● EXERCISE GOAL:
Give only the number of lines in the data that include the string "this".

● DATA FOR PROCESSING:

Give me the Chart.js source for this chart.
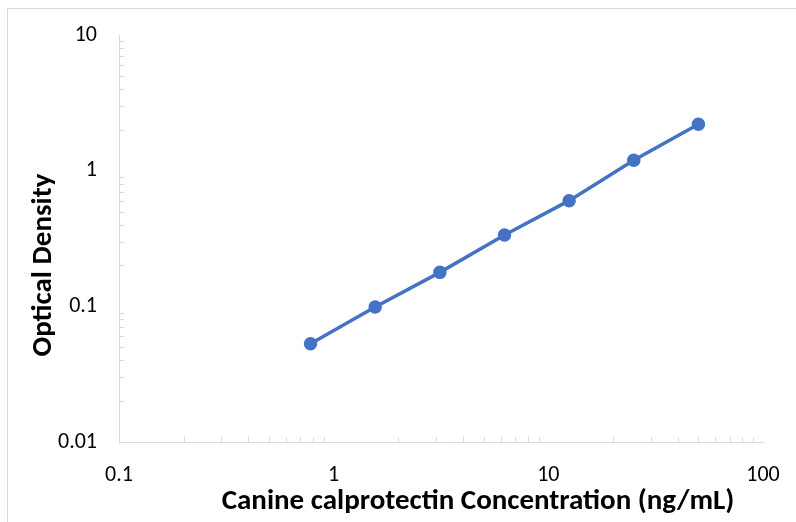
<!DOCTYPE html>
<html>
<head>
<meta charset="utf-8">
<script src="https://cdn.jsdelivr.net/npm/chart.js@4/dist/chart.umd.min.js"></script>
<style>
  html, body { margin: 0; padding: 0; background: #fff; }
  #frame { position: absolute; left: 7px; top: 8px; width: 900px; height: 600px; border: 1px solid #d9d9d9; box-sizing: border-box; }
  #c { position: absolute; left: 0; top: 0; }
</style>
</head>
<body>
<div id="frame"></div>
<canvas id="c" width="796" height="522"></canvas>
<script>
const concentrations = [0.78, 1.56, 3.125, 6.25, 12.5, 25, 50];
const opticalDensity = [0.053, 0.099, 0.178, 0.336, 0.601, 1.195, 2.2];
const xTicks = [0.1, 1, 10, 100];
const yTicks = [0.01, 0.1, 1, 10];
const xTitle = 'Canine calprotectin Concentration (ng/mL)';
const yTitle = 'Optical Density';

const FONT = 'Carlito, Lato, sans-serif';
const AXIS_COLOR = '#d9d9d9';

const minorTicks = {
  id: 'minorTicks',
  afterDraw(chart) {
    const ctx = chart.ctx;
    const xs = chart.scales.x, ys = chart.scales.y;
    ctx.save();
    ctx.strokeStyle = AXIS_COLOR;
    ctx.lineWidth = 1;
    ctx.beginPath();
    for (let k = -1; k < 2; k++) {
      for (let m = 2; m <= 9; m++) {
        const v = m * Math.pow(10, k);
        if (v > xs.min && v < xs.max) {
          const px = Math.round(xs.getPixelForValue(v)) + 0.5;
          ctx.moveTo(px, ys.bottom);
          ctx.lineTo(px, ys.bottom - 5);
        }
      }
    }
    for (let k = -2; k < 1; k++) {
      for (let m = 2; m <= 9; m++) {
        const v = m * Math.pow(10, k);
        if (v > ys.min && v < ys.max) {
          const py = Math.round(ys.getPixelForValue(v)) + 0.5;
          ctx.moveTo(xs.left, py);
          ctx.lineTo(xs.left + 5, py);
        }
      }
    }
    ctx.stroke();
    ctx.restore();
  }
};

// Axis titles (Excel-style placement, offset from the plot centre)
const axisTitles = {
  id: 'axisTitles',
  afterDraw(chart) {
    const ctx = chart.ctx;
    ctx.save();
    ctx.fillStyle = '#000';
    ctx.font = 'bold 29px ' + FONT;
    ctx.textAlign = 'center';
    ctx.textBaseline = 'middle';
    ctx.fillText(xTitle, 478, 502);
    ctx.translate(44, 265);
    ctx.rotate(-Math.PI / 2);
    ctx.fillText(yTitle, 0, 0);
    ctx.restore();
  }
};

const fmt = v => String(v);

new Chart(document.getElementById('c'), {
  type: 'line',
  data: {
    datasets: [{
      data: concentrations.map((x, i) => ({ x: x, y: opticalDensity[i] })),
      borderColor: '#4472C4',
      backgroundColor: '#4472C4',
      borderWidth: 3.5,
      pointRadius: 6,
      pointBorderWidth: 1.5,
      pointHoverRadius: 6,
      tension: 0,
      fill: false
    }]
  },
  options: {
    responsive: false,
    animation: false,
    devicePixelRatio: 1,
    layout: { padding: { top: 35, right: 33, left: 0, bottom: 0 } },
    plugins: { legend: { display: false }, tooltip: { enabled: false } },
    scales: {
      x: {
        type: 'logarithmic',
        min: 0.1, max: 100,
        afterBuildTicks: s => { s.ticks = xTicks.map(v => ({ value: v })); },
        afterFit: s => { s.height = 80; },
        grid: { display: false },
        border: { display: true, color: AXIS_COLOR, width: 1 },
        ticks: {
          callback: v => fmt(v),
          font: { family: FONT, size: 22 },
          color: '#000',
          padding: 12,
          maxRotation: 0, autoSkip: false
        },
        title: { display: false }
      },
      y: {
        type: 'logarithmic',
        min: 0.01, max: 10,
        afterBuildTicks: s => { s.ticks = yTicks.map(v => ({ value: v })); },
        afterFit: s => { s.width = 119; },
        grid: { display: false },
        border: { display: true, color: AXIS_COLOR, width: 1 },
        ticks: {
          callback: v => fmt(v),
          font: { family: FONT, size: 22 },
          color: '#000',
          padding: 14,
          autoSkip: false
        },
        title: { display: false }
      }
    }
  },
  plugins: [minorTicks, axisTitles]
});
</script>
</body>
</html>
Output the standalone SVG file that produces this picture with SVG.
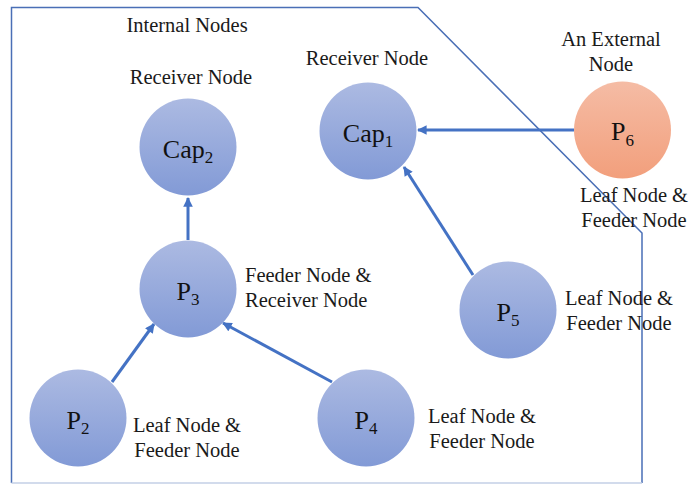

● RESPONSE BELOW:
2